The Counsel stated that the Court, at present, was merely being called upon to ascertain whether or not capital punishment is recognised in the law of Sri Lanka. It was his submission that the law does, in fact, provide for it. He further referred the Court to Article 16 (2) of the Constitution (the subjection of any person on the order of a competent court to any form of punishment recognised by any existing written law shall not be a contravention of the provisions of this Chapter), which provision, in his view, made the imposition of the death penalty permissible.

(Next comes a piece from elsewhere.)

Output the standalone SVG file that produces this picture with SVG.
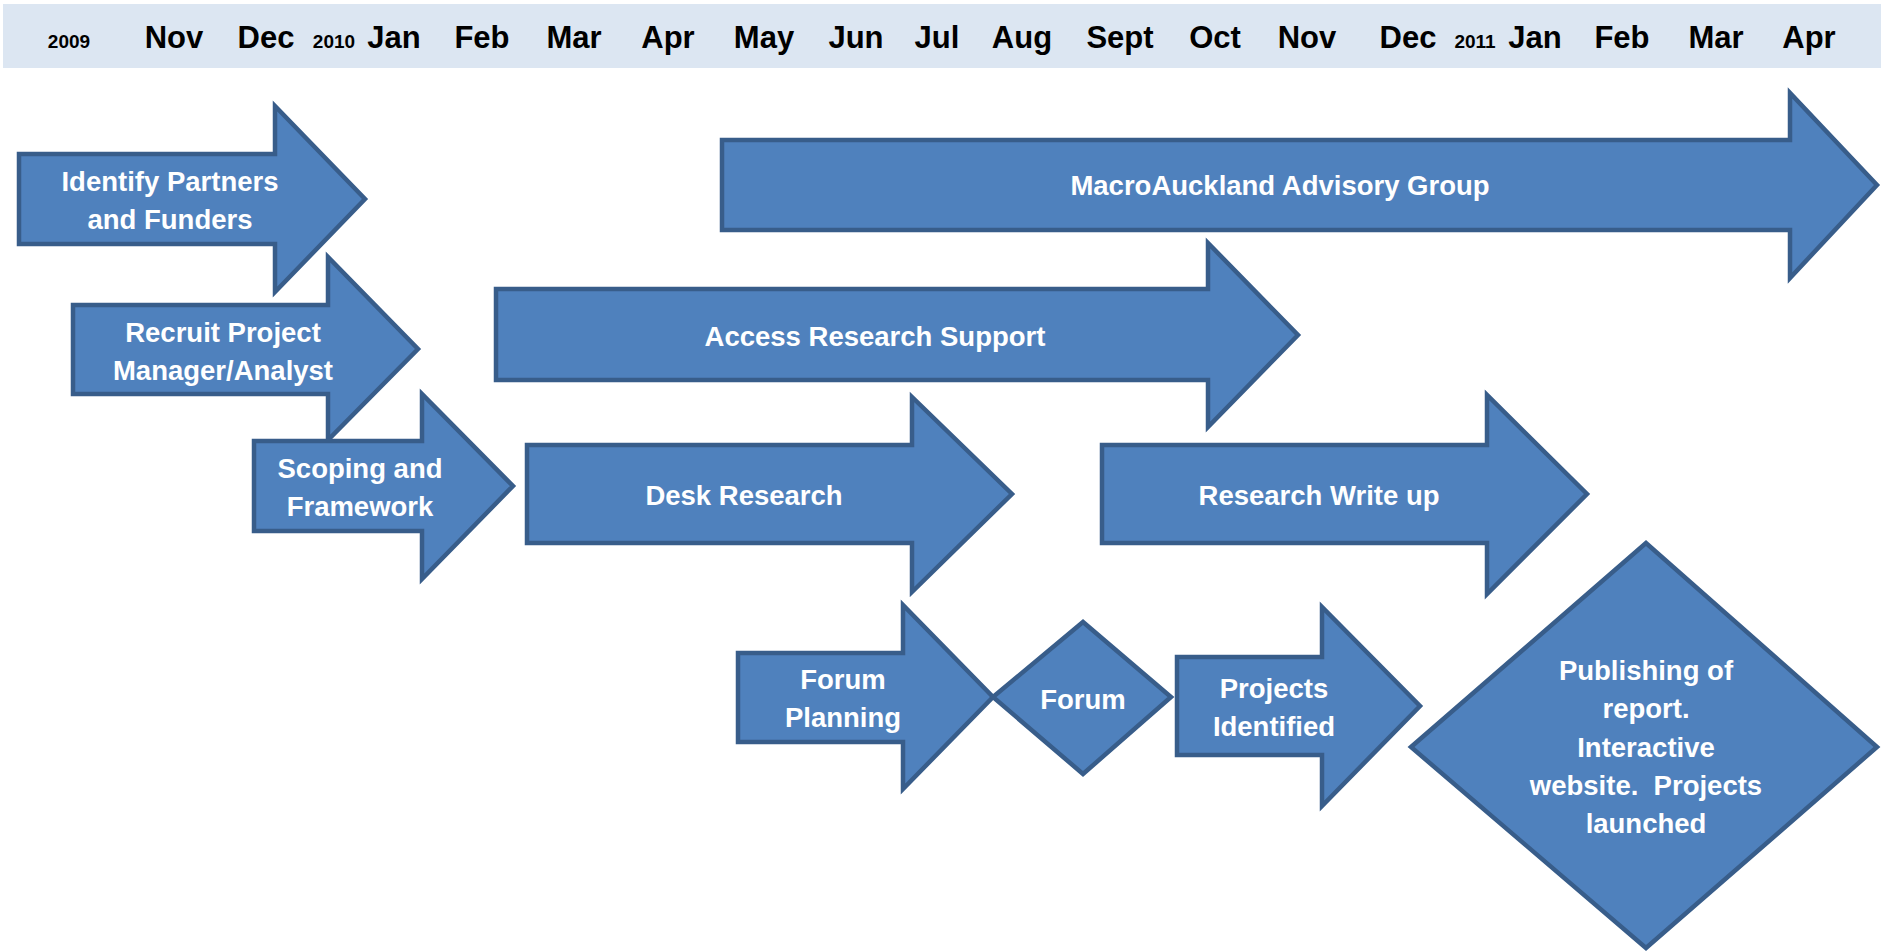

He emphasised his view that the Court lacks jurisdiction to hear the Petitioners, as the Petition was requiring the Court to embark on post-enactment judicial review, which is not provided for under the Constitution. He stated that the jurisprudence relating to Article 83 of the Constitution had clearly ousted the Court’s jurisdiction to carry out post-enactment judicial review. It was his argument that the Petitioners’ are seeking to vitiate a legal process that has been set in motion by a judicial decree. Therefore, he urged the Court to be mindful of the parameters of its jurisdiction.
Prasanna Jayawardene J, in questioning the Counsel for the State, viewed that there are two aspects to the argument of the Petitioners;
1. That the execution of the death penalty would be unconstitutional
2. That the manner in which 4 out of approximately 1400 death row inmates was selected was arbitrary, and therefore unconstitutional.
Jayawardene J, also indicated that prima facie the argument presented on behalf of the state, that the President does not exercise an executive function in this process, cannot hold.
Mr. Nerrin Pulle urged that the Petitioners’ had not satisfied the threshold requirement to enable the Court to grant interim relief.
Court granted the interim relief prayed for in (i) and (ii) of the prayer in the Petition that was taken up by Court today. Therefore, the Court granted a Stay Order against effecting any executions until the next date of hearing (29.10.2019), on which date the Court will hear all the applications for leave to proceed.